After a long long time fussing, fiddling, tweaking, more than a few total rewrites, and lots of learning (in a big part here), I've finally released my Data::Dumper replacement Data::Dump::Streamer v1.0 hit CPAN last night, and v1.01 with a bunch of doc fixes and enhancements was just uploaded a few minutes ago. (Please refrain from installing v1.0 as the documentation in it is incorrect in a few ways that will probably just annoy you :-)
There always been a lot of talk in the monastery about reinventing wheels. When and when not to, why not to etc. Since Data::Dumper is a pretty serious wheel, I feel I should offer the following justification for reinventing it.
- Streamer dumps structures out in a breadth first fashion. This means that nested data is as shallow as possible, and usually makes self referential data structures much easier to understand. Dumper dumps out in depth first fashion, which produces as deep a structure as possible. While this is fine for computers, for a human reader its very difficult to follow.
- Streamer is designed to emit the structure in pieces to a stream such as a filehandle or any other object that accepts the print() method. Capturing to lists or scalars with this design simply requires a special printing object which preprovided anyway. This means that for large dumps to a file there is no internal memory overhead associated with storing the strigified form. Dumper produces the entire dump in memory, and as such has inherent limitations in how large an object it can dump. On my Win32 box a binary tree of 4096 nodes will overflow all ram with Dumper() maxing out virtual ram at 2gb. Even further, the nature of the Dumper code means that far more memory is required overall when dumping. Streamer actually needs to keep track of less of the data structure, although what it does keep track of is in more detail, so this doesn't become noticable until dealing with very large structures.
-
Streamer handles pathologicial and insane data structures correctly (some details). Its that simple. There are a handful of unusal edge cases that virtually no Dumper or reversable serializer beside Storable, and now Data::Dump::Streamer will handle correctly. This includes bizarre self referential structures, aliasing, readonly-ness, blessed regexes and the like.
-
Streamer allows far control of the serialization of objects and classes, and more ways to control the keys and ordering of hashes than Dumper.

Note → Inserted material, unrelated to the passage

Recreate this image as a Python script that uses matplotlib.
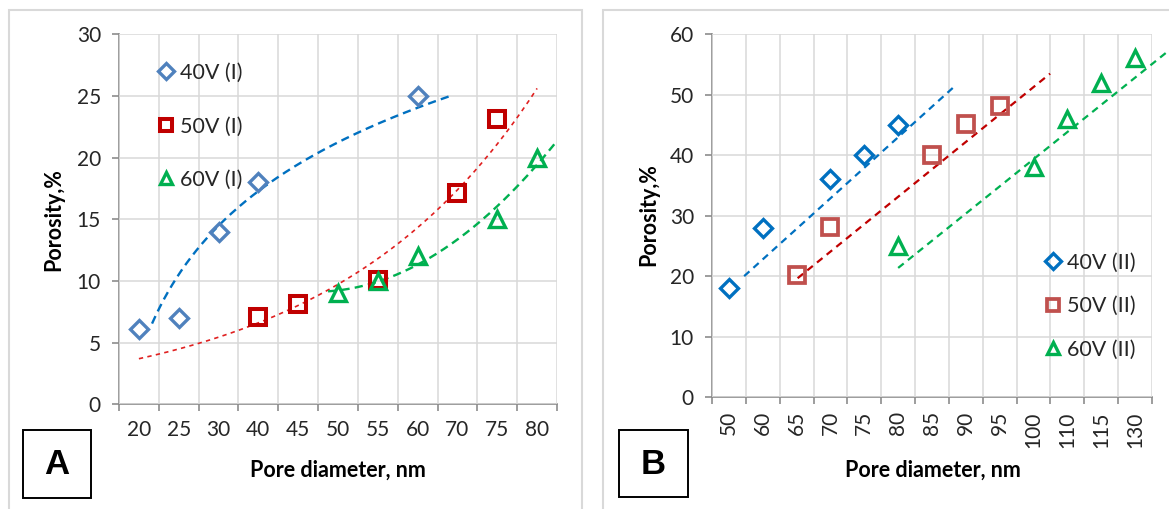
import numpy as np
import matplotlib
matplotlib.use('Agg')
import matplotlib.pyplot as plt
from matplotlib.patches import Rectangle

plt.rcParams['font.family'] = ['Lato', 'DejaVu Sans']

# ---------------- data ----------------
cats_a = ['20', '25', '30', '40', '45', '50', '55', '60', '70', '75', '80']
a_40v = [6.1, 7.0, 14.0, 18.0, None, None, None, 25.0, None, None, None]
a_50v = [None, None, None, 7.1, 8.1, None, 10.1, None, 17.1, 23.1, None]
a_60v = [None, None, None, None, None, 9.0, 10.0, 12.0, None, 15.0, 20.0]
labels_a = ['40V (I)', '50V (I)', '60V (I)']

cats_b = ['50', '60', '65', '70', '75', '80', '85', '90', '95', '100', '110', '115', '130']
b_40v = [18.0, 28.0, None, 36.0, 40.0, 45.0, None, None, None, None, None, None, None]
b_50v = [None, None, 20.2, 28.1, None, None, 40.1, 45.1, 48.1, None, None, None, None]
b_60v = [None, None, None, None, None, 25.0, None, None, None, 38.0, 46.0, 52.0, 56.0]
labels_b = ['40V (II)', '50V (II)', '60V (II)']

W, H = 1169, 509
fig = plt.figure(figsize=(W / 100, H / 100), dpi=100)


def fx(px):
    return px / W


def fy(py):
    return 1 - py / H


def pts(vals):
    x = np.array([i for i, v in enumerate(vals) if v is not None], float)
    y = np.array([v for v in vals if v is not None], float)
    return x, y


def trend(vals, kind, deg, x0, x1, shift=0.0):
    x, y = pts(vals)
    xs = np.linspace(x0, x1, 300)
    xf = xs - shift
    if kind == 'exp':
        c = np.polyfit(x, np.log(y), 1)
        ys = np.exp(np.polyval(c, xf))
    elif kind == 'log':
        c = np.polyfit(np.log(x + 1), y, 1)
        ys = np.polyval(c, np.log(xf + 1))
    else:
        c = np.polyfit(x, y, deg)
        ys = np.polyval(c, xf)
    return xs, ys


GRID = '#d9d9d9'
AXC = '#8c8c8c'
TXT = '#262626'
TICK_FS = 15
LEG_FS = 15.5
LAB_FS = 15.5


def setup(ax, cats, ymax, ystep, rot):
    n = len(cats)
    ax.set_xlim(-0.5, n - 0.5)
    ax.set_ylim(0, ymax)
    ax.set_xticks(range(n))
    ax.set_xticklabels(cats, rotation=rot)
    ax.set_xticks(np.arange(-0.5, n, 1.0), minor=True)
    ax.set_yticks(np.arange(0, ymax + 0.1, ystep))
    ax.tick_params(axis='x', which='major', length=0, labelsize=TICK_FS, labelcolor=TXT,
                   pad=11 if rot == 0 else 10)
    ax.tick_params(axis='x', which='minor', length=5, width=1.2, color=AXC)
    ax.tick_params(axis='y', which='major', length=5, width=1.2, color=AXC,
                   labelsize=TICK_FS, labelcolor=TXT, pad=8)
    ax.grid(True, which='minor', axis='x', color=GRID, lw=1.1)
    ax.grid(True, which='major', axis='y', color=GRID, lw=1.1)
    ax.set_axisbelow(True)
    for s in ['top', 'right']:
        ax.spines[s].set_visible(False)
    for s in ['left', 'bottom']:
        ax.spines[s].set_color(AXC)
        ax.spines[s].set_linewidth(1.2)
        ax.spines[s].set_zorder(0.5)


# ---------------- panel A ----------------
axA = fig.add_axes([fx(119), fy(404.3), fx(557) - fx(119), fy(34.3) - fy(404.3)])
setup(axA, cats_a, 30, 5, 0)

x, ys = trend(a_40v, 'log', 1, 0.33, 7.87)
axA.plot(x, ys, color='#0070c0', lw=1.7, dashes=(3.5, 2.2), zorder=2)
x, ys = trend(a_50v, 'exp', 1, 0.0, 10.0)
axA.plot(x, ys, color='#e02020', lw=1.2, dashes=(2.6, 2.6), zorder=2)
x, ys = trend(a_60v, 'poly', 2, 4.75, 10.45)
axA.plot(x, ys, color='#00b050', lw=1.7, dashes=(3.5, 2.2), zorder=2)

hA = []
x, y = pts(a_40v)
hA += axA.plot(x, y, ls='none', marker='D', ms=9.6, mew=2.4, mfc='none', mec='#4f81bd', zorder=3, clip_on=False)
x, y = pts(a_50v)
hA += axA.plot(x, y, ls='none', marker='s', ms=11.2, mew=2.9, mfc='none', mec='#c00000', zorder=3, clip_on=False)
x, y = pts(a_60v)
hA += axA.plot(x, y, ls='none', marker='^', ms=11.5, mew=2.4, mfc='none', mec='#00b050', zorder=4, clip_on=False)

legA = axA.legend(hA, labels_a, loc='upper left', bbox_to_anchor=(fx(158), fy(63)),
                  bbox_transform=fig.transFigure, frameon=False, fontsize=LEG_FS,
                  handlelength=0.75, handletextpad=0.25, labelspacing=1.55, borderpad=0,
                  borderaxespad=0, markerscale=0.8)
for t in legA.get_texts():
    t.set_color(TXT)

fig.text(fx(54), fy(220), 'Porosity,%', rotation=90, ha='center', va='center',
         fontsize=LAB_FS, fontweight='bold', color='black')
fig.text(fx(338), fy(470), 'Pore diameter, nm', ha='center', va='center',
         fontsize=LAB_FS, fontweight='bold', color='black')

# ---------------- panel B ----------------
axB = fig.add_axes([fx(712), fy(397.3), fx(1152) - fx(712), fy(34.3) - fy(397.3)])
setup(axB, cats_b, 60, 10, 90)

x, ys = trend(b_40v, 'poly', 1, 0.45, 6.63, shift=0.5)
axB.plot(x, ys, color='#0070c0', lw=1.6, dashes=(3.2, 2.4), zorder=2)
x, ys = trend(b_50v, 'poly', 1, 2.03, 9.49, shift=0.5)
axB.plot(x, ys, color='#c00000', lw=1.6, dashes=(3.2, 2.4), zorder=2)
x, ys = trend(b_60v, 'poly', 1, 5.0, 13.49, shift=0.5)
axB.plot(x, ys, color='#00b050', lw=1.6, dashes=(3.2, 2.4), zorder=2, clip_on=False)

hB = []
x, y = pts(b_40v)
hB += axB.plot(x, y, ls='none', marker='D', ms=9.6, mew=2.4, mfc='none', mec='#0070c0', zorder=3, clip_on=False)
x, y = pts(b_50v)
hB += axB.plot(x, y, ls='none', marker='s', ms=11.2, mew=2.7, mfc='none', mec='#c0504d', zorder=3, clip_on=False)
x, y = pts(b_60v)
hB += axB.plot(x, y, ls='none', marker='^', ms=11.5, mew=2.4, mfc='none', mec='#00b050', zorder=4, clip_on=False)

legB = axB.legend(hB, labels_b, loc='upper left', bbox_to_anchor=(fx(1045), fy(253)),
                  bbox_transform=fig.transFigure, frameon=False, fontsize=LEG_FS,
                  handlelength=0.75, handletextpad=0.25, labelspacing=1.08, borderpad=0,
                  borderaxespad=0, markerscale=0.8)
for t in legB.get_texts():
    t.set_color(TXT)

fig.text(fx(649), fy(215), 'Porosity,%', rotation=90, ha='center', va='center',
         fontsize=LAB_FS, fontweight='bold', color='black')
fig.text(fx(933), fy(470), 'Pore diameter, nm', ha='center', va='center',
         fontsize=LAB_FS, fontweight='bold', color='black')

# ---------------- frames and panel letters ----------------
fig.patches.append(Rectangle((fx(9), fy(520)), fx(582) - fx(9), fy(10) - fy(520),
                             transform=fig.transFigure, fill=False, ec='#d9d9d9', lw=1.5))
fig.patches.append(Rectangle((fx(603), fy(520)), fx(1190) - fx(603), fy(10) - fy(520),
                             transform=fig.transFigure, fill=False, ec='#d9d9d9', lw=1.5))

for (x0, x1, y0, y1, letter) in [(23, 91, 430, 498, 'A'), (619, 688, 430, 497, 'B')]:
    fig.patches.append(Rectangle((fx(x0), fy(y1)), fx(x1) - fx(x0), fy(y0) - fy(y1),
                                 transform=fig.transFigure, fill=False, ec='black', lw=1.4))
    fig.text(fx((x0 + x1) / 2), fy((y0 + y1) / 2 + 1), letter, ha='center', va='center',
             fontsize=25, fontweight='bold', color='black', family=['Liberation Sans', 'DejaVu Sans'])

fig.savefig('out.png', dpi=100)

Some people might ask why I didn't focus on making Data::Dumper better and resolving these problem with it. My answer is a mixture of issues with the API of Dumper, the basic mechanism of how it dumps, and the fact that any changes need to be made in both C and Perl. Also, I don't consider Data::Dumper in any way obsoleted by my module. For small to medium size simple structures its hundreds of times faster and perfectly accurate. But if you are dealing with hairy structures, or if you need to read the results of a complex structure, then I think you should try Data::Dump::Streamer out.
Now I have to take the earlier not-so-great version off CPAN. :-)
Much thanks to broquaint for the help on the module over its lifetime, and all of the others who helped test or suggested stuff. Cheers to the Monastery for the being a great place to learn. :-)
---
demerphq
First they ignore you, then they laugh at you, then they fight you, then you win.